> **Problem details**: Print nothing but the lines from the start of the listing below through the line that contains "const H = 492;". Do not include the pictures.

Collection entries:
start

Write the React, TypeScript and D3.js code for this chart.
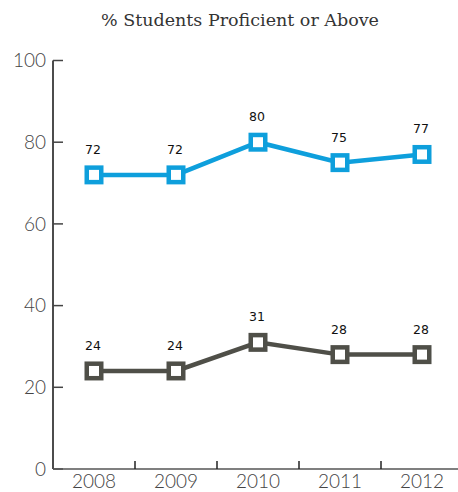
import React from "react";
import * as d3 from "d3";

const years = ["2008", "2009", "2010", "2011", "2012"];
const seriesTop = [72, 72, 80, 75, 77];
const seriesBottom = [24, 24, 31, 28, 28];
const yTicks = [0, 20, 40, 60, 80, 100];
const title = "% Students Proficient or Above";

const W = 458;
const H = 492;

export default function App() {
  const x = d3.scaleBand<string>().domain(years).range([53, 463]).padding(0);
  const y = d3.scaleLinear().domain([0, 100]).range([469, 60.5]);
  const cx = (d: string) => (x(d) as number) + x.bandwidth() / 2;

  const line = d3
    .line<number>()
    .x((_, i) => cx(years[i]))
    .y((v) => y(v));

  const series = [
    { values: seriesTop, color: "#0e9fdc" },
    { values: seriesBottom, color: "#4f4f48" },
  ];

  const boundaries = years.slice(1).map((yr) => x(yr) as number);

  return (
    <svg
      width={W}
      height={H}
      style={{ position: "absolute", left: 0, top: 0, background: "#fff" }}
    >
      <text
        x={240}
        y={26}
        textAnchor="middle"
        fontFamily="DejaVu Serif"
        fontSize={17.5}
        fill="#333"
      >
        {title}
      </text>

      {/* y axis */}
      <line x1={53} x2={53} y1={y(100)} y2={y(0)} stroke="#111" strokeWidth={1.5} />
      {yTicks.map((t) => (
        <g key={t}>
          <line x1={53} x2={63} y1={y(t)} y2={y(t)} stroke="#444" strokeWidth={1.5} />
          <text
            x={46}
            y={y(t)}
            dy="0.36em"
            textAnchor="end"
            fontFamily="Lato"
            fontWeight={300}
            fontSize={19}
            fill="#444"
          >
            {t}
          </text>
        </g>
      ))}

      {/* x axis */}
      <line x1={53} x2={458} y1={y(0)} y2={y(0)} stroke="#555" strokeWidth={1.5} />
      {boundaries.map((b, i) => (
        <line key={i} x1={b} x2={b} y1={y(0)} y2={y(0) - 8} stroke="#222" strokeWidth={1.5} />
      ))}
      {years.map((yr) => (
        <text
          key={yr}
          x={cx(yr)}
          y={488}
          textAnchor="middle"
          fontFamily="Lato"
          fontWeight={300}
          fontSize={19}
          fill="#444"
        >
          {yr}
        </text>
      ))}

      {series.map((s, si) => (
        <g key={si}>
          <path d={line(s.values) || ""} fill="none" stroke={s.color} strokeWidth={4.5} />
          {s.values.map((v, i) => (
            <g key={i}>
              <rect
                x={cx(years[i]) - 7.25}
                y={y(v) - 7.25}
                width={14.5}
                height={14.5}
                fill="#fff"
                stroke={s.color}
                strokeWidth={4.5}
              />
              <text
                x={cx(years[i]) - 1}
                y={y(v) - 21}
                textAnchor="middle"
                fontFamily="DejaVu Sans"
                fontSize={12.5}
                fill="#111"
              >
                {v}
              </text>
            </g>
          ))}
        </g>
      ))}
    </svg>
  );
}
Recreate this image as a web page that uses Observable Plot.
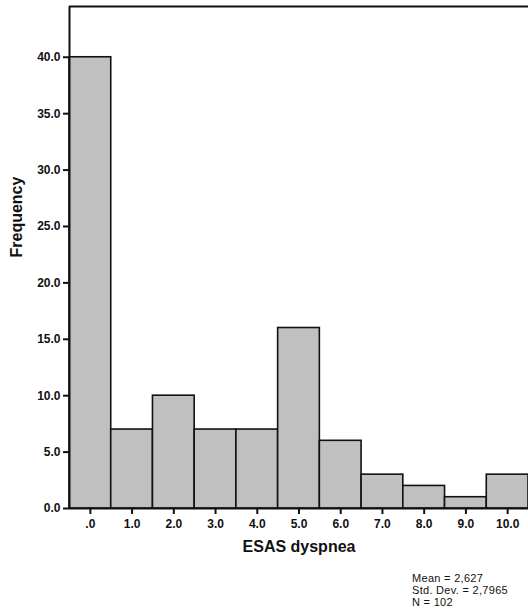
<!DOCTYPE html>
<html>
<head>
<meta charset="utf-8">
<script src="https://cdn.jsdelivr.net/npm/d3@7"></script>
<script src="https://cdn.jsdelivr.net/npm/@observablehq/plot@0.6"></script>
<style>
  html, body { margin: 0; padding: 0; background: #fff; overflow: hidden; }
  #stats { font-family: "Liberation Sans", Arial, sans-serif; font-size: 11px; line-height: 12px; letter-spacing: 0.3px; color: #111; margin-left: 412px; margin-top: 2px; }
</style>
</head>
<body>
<div id="chart"></div>
<div id="stats"></div>
<script>
const scores = [0, 1, 2, 3, 4, 5, 6, 7, 8, 9, 10];
const counts = [40, 7, 10, 7, 7, 16, 6, 3, 2, 1, 3];
const xTickLabels = [".0", "1.0", "2.0", "3.0", "4.0", "5.0", "6.0", "7.0", "8.0", "9.0", "10.0"];
const yTicks = [0, 5, 10, 15, 20, 25, 30, 35, 40];
const yTickLabels = ["0.0", "5.0", "10.0", "15.0", "20.0", "25.0", "30.0", "35.0", "40.0"];
const statsLines = ["Mean = 2,627", "Std. Dev. = 2,7965", "N = 102"];
const xTitle = "ESAS dyspnea";
const yTitle = "Frequency";

const data = scores.map((s, i) => ({score: s, count: counts[i]}));
const yMax = 44.5;

const chart = Plot.plot({
  width: 528,
  height: 570,
  marginLeft: 69,
  marginRight: 0,
  marginTop: 6,
  marginBottom: 62,
  style: {fontFamily: "'Liberation Sans', Arial, sans-serif", background: "#fff", color: "#111"},
  x: {domain: [-0.5, 10.5]},
  y: {domain: [0, yMax]},
  marks: [
    Plot.rectY(data, {x1: d => d.score - 0.5, x2: d => d.score + 0.5, y1: 0, y2: "count", fill: "#c0c0c0", stroke: "#111", strokeWidth: 1.6}),
    Plot.ruleX([-0.5], {stroke: "#111", strokeWidth: 2}),
    Plot.ruleY([0], {stroke: "#111", strokeWidth: 2}),
    Plot.ruleY([yMax], {stroke: "#111", strokeWidth: 2}),
    Plot.axisY({ticks: yTicks, tickFormat: (d) => yTickLabels[yTicks.indexOf(d)], tickSize: 6, tickPadding: 3, strokeWidth: 2, label: null, fontSize: 12, fontWeight: "bold"}),
    Plot.axisX({ticks: scores, tickFormat: (d) => xTickLabels[scores.indexOf(d)], tickSize: 6, tickPadding: 5, strokeWidth: 2, label: null, fontSize: 12, fontWeight: "bold"}),
    Plot.text([yTitle], {frameAnchor: "left", text: d => d, rotate: -90, dx: -53, fontSize: 16, fontWeight: "bold", fill: "#111"}),
    Plot.text([xTitle], {frameAnchor: "bottom", text: d => d, dy: 43, fontSize: 16, fontWeight: "bold", fill: "#111"})
  ]
});
document.getElementById("chart").appendChild(chart);
document.getElementById("stats").innerHTML = statsLines.join("<br>");
</script>
</body>
</html>
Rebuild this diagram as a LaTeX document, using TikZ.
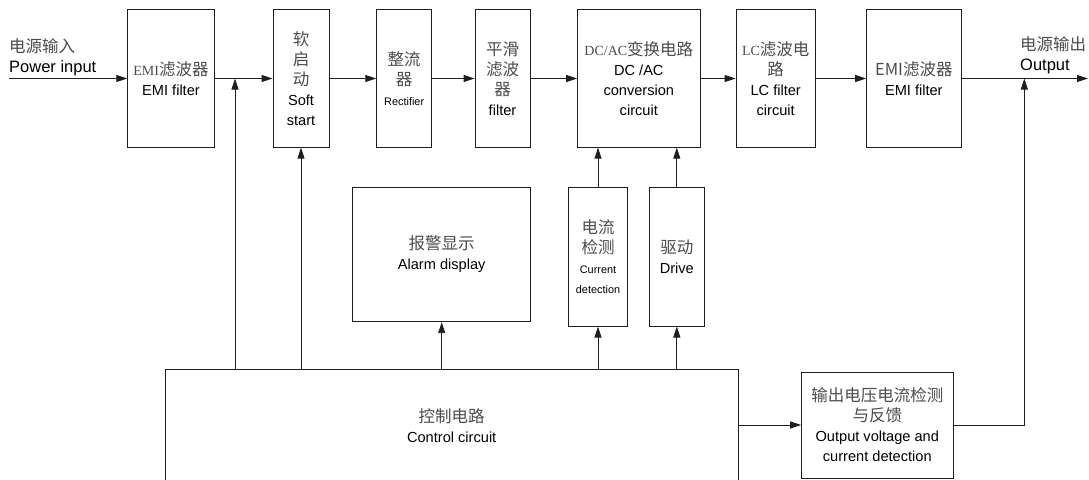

end

> **Correct output**:
Write the React, TypeScript and D3.js code for this chart.
import React from "react";
import * as d3 from "d3";

const years = ["2008", "2009", "2010", "2011", "2012"];
const seriesTop = [72, 72, 80, 75, 77];
const seriesBottom = [24, 24, 31, 28, 28];
const yTicks = [0, 20, 40, 60, 80, 100];
const title = "% Students Proficient or Above";

const W = 458;
const H = 492;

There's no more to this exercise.